Уже рассвело. Люди спешили на работу. А мы стояли, пили пиво и говорили о будущем. Валера все время повторял одну и ту же вещь:
— Мы же с тобой друзья, Рома.
— Конечно, Валера.
— Ты смотри, станешь известным, зазнаешься и даже видеться со мной не станешь.
— Да не будет такого, Валер!
— Я-то в любое время приду к тебе на помощь. Звони в любой момент, я приеду…
Валера все время говорил одно и то же: какие мы классные друзья. Самое главное — это дружба. Неважно, что, куда и когда. Мы же из одной песочницы. А сам продолжал работать для «Тату». Но он так идеально все говорил. Мечтатель… Типа все козлы, а вот мы втроем им всем покажем. У него были идеи петь самому. Фантазер. О-о-очень концептуальный. «Я напишу 33 песни и больше никогда не буду писать. Эти песни будет слушать весь мир». Потом он стал говорить, что песни должны быть без слов, потому что слова мешают, и это музыка, которую будет слушать весь мир. И это будет через год.
Когда Валера отстранился от проекта, Саша сказал: «Пиши сам, пиши о том, что с тобой происходит». И я стал писать. О том, чтобы взять мои таганрогские песни, вопрос не стоял — чего возвращаться к прошлому-то? Те песни остались в качестве ознакомительного материала. Писать, как Полиенко, я не пробовал. Да у меня бы и не получилось. Я просто стал писал, как писалось. Хотя после ухода Валеры мы пытались использовать материал из того проекта. Как Саша говорил — «уплочено». Но чем больше писал я сам, тем больше вытеснялись те песни. Конфликт у Валеры был не со мной, а с Сашей. Ему не нравилось, что Полиенко продолжает работать с «Тату». «Валера, тебе нужны были деньги, ты получил их за десять песен, чтобы полностью работать с нами. А ты, хоть тебе и не нравится, продолжаешь с ними». Саша не мог такого понять. Получалось, что где есть деньги, там Валера и работал. Валере нужны были деньги — они всем нужны, но у некоторых людей бывают принципы не работать там, где не нравится, даже за деньги.
Я не старался как-то ассимилироваться в Москве. В общении с Сашей часто чувствовал себя как провинциал. Однажды мы решили встретиться не на студии, а где-то в городе. В ресторане, представляете? Мы встретились в «Амбаре» на Земляном Валу.
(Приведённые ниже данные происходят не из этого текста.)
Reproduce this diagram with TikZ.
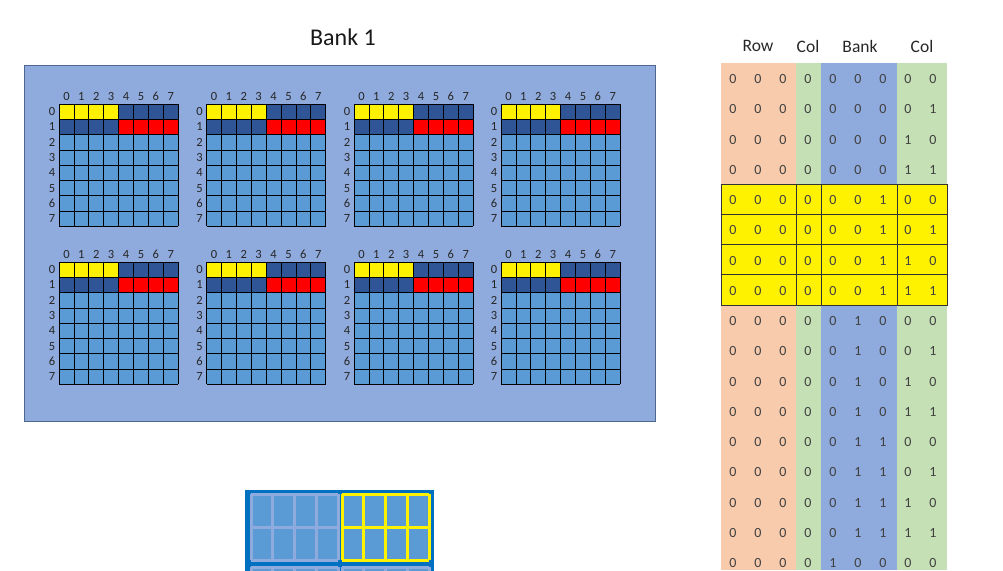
\documentclass[tikz,border=0pt]{standalone}
\usepackage{fontspec}
\setmainfont{Carlito}
\usetikzlibrary{positioning}
\definecolor{bankblue}{HTML}{8FAADC}
\definecolor{cellblue}{HTML}{5B9BD5}
\definecolor{darkcell}{HTML}{2F5597}
\definecolor{rowsalmon}{HTML}{F8CBAD}
\definecolor{colgreen}{HTML}{C5E0B4}
\definecolor{boxblue}{HTML}{0070C0}
\definecolor{textgray}{HTML}{404040}

\begin{document}
\begin{tikzpicture}[
    x=1pt, y=-1pt,
    every node/.style={inner sep=0pt, align=center},
    bankbox/.style={fill=bankblue, draw=darkcell!60!gray, line width=0.8pt},
    gridline/.style={draw=black, line width=0.7pt},
    gridlbl/.style={font=\fontsize{12.5}{14}\selectfont, text=black!85, text height=8pt, text depth=0pt},
    bit/.style={font=\fontsize{14}{16}\selectfont, text=textgray, text height=9pt, text depth=0pt},
    header/.style={font=\fontsize{17.5}{20}\selectfont, text=black!85},
    title/.style={font=\fontsize{24}{28}\selectfont, text=black!90},
    hiline/.style={draw=black!80, line width=0.8pt},
    blockline/.style={line width=3pt}
]
\useasboundingbox (0,0) rectangle (1003,570);
\clip (0,0) rectangle (1003,570);

% Bank 1 with its eight grids
\node[title] (banktitle) at (343,37) {Bank 1};
\draw[bankbox] (24,65) rectangle (655,421);

\foreach \gx/\gy [count=\g] in {59/104, 206.5/104, 354/104, 501/104,
                                 59/262, 206.5/262, 354/262, 501/262} {
  \fill[cellblue] (\gx,\gy) rectangle ++(119.2,122.4);
  \fill[yellow] (\gx,\gy) rectangle ++(59.6,15.3);
  \fill[darkcell] (\gx+59.6,\gy) rectangle ++(59.6,15.3);
  \fill[darkcell] (\gx,\gy+15.3) rectangle ++(59.6,15.3);
  \fill[red] (\gx+59.6,\gy+15.3) rectangle ++(59.6,15.3);
  \foreach \k in {0,...,8} {
    \draw[gridline] (\gx+\k*14.9,\gy) -- ++(0,122.4);
    \draw[gridline] (\gx,\gy+\k*15.3) -- ++(119.2,0);
  }
  \foreach \k in {0,...,7} {
    \node[gridlbl] (g\g c\k) at (\gx+\k*14.9+7.45,\gy-8) {\k};
    \node[gridlbl] (g\g r\k) at (\gx-7,\gy+\k*15.3+7.65) {\k};
  }
}

% Address table
\fill[rowsalmon] (721,63) rectangle (796,570);
\fill[colgreen] (796,63) rectangle (821,570);
\fill[bankblue] (821,63) rectangle (897,570);
\fill[colgreen] (897,63) rectangle (947,570);
\fill[yellow] (721,184) rectangle (947,305);
\foreach \yy in {214.25,244.5,274.75}
  \draw[hiline] (721,\yy) -- (947,\yy);
\foreach \xx in {796,821,897}
  \draw[hiline] (\xx,184) -- (\xx,305);
\draw[hiline] (721,184) rectangle (947,305);

\node[header] (hrow) at (758,46) {Row};
\node[header] (hcol) at (808,46) {Col};
\node[header] (hbank) at (860,46) {Bank};
\node[header] (hcolb) at (922,46) {Col};

\foreach \r in {0,...,16} {
  \pgfmathtruncatemacro{\bk}{int(\r/4)}
  \pgfmathtruncatemacro{\bb}{int(\bk/4)}
  \pgfmathtruncatemacro{\bm}{mod(int(\bk/2),2)}
  \pgfmathtruncatemacro{\bl}{mod(\bk,2)}
  \pgfmathtruncatemacro{\cm}{int(mod(\r,4)/2)}
  \pgfmathtruncatemacro{\cl}{mod(\r,2)}
  \foreach \v [count=\c] in {0,0,0,0,\bb,\bm,\bl,\cm,\cl}
    \node[bit] (t\r-\c) at (708+\c*25,79+\r*30.25) {\v};
}

% Small bank blocks
\fill[boxblue] (245,490) rectangle (434,640);
\foreach \bx/\by/\bc [count=\b] in {251/494/bankblue, 342/494/yellow,
                                    251/567/bankblue, 342/567/bankblue} {
  \fill[cellblue] (\bx,\by) rectangle ++(87,66);
  \foreach \k in {0,...,4}
    \draw[blockline, draw=\bc] (\bx+\k*21.75,\by) -- ++(0,66);
  \foreach \k in {0,1,2}
    \draw[blockline, draw=\bc] (\bx,\by+\k*33) -- ++(87,0);
}
\end{tikzpicture}
\end{document}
Он-то туда ходил с открытия, а для меня все это было дико. Ну, не дико, а так… типа о, московский ресторан. Саша говорит: «Вот меню, заказывай». Я заказал форель. У нас на юге она не водится. Мне принесли форель, и я ее ел. Для Войтинского это был просто ресторан, для меня — нечто. А он там встречался с людьми, говорил о делах… Вся эта «атмосфэра» была достаточно прикольной.
У него была маленькая модная Nokia: красивый телефон с маленькими кнопочками. Мне тоже такой хотелось. У Саши все время были дела какие-то. Одно, второе, десятое. Достаточно ровно я к этому относился. Саша занимался рекламой. Мне было интересно, но хотелось чего-то другого, но тоже там, в этой среде. Мои первые знакомства в Москве — это Сашины коллеги. Дима Юрков, директор студии «Даго», занимавшейся производством рекламы, и другие люди, которые там работали. Они нормально ко мне относились — вот типа академик, Сергеич с Ромой приехал. Войтинский же академик рекламы, поэтому все его так зовут. У него даже табличка с надписью «Академик» на двери в «Даго» висела.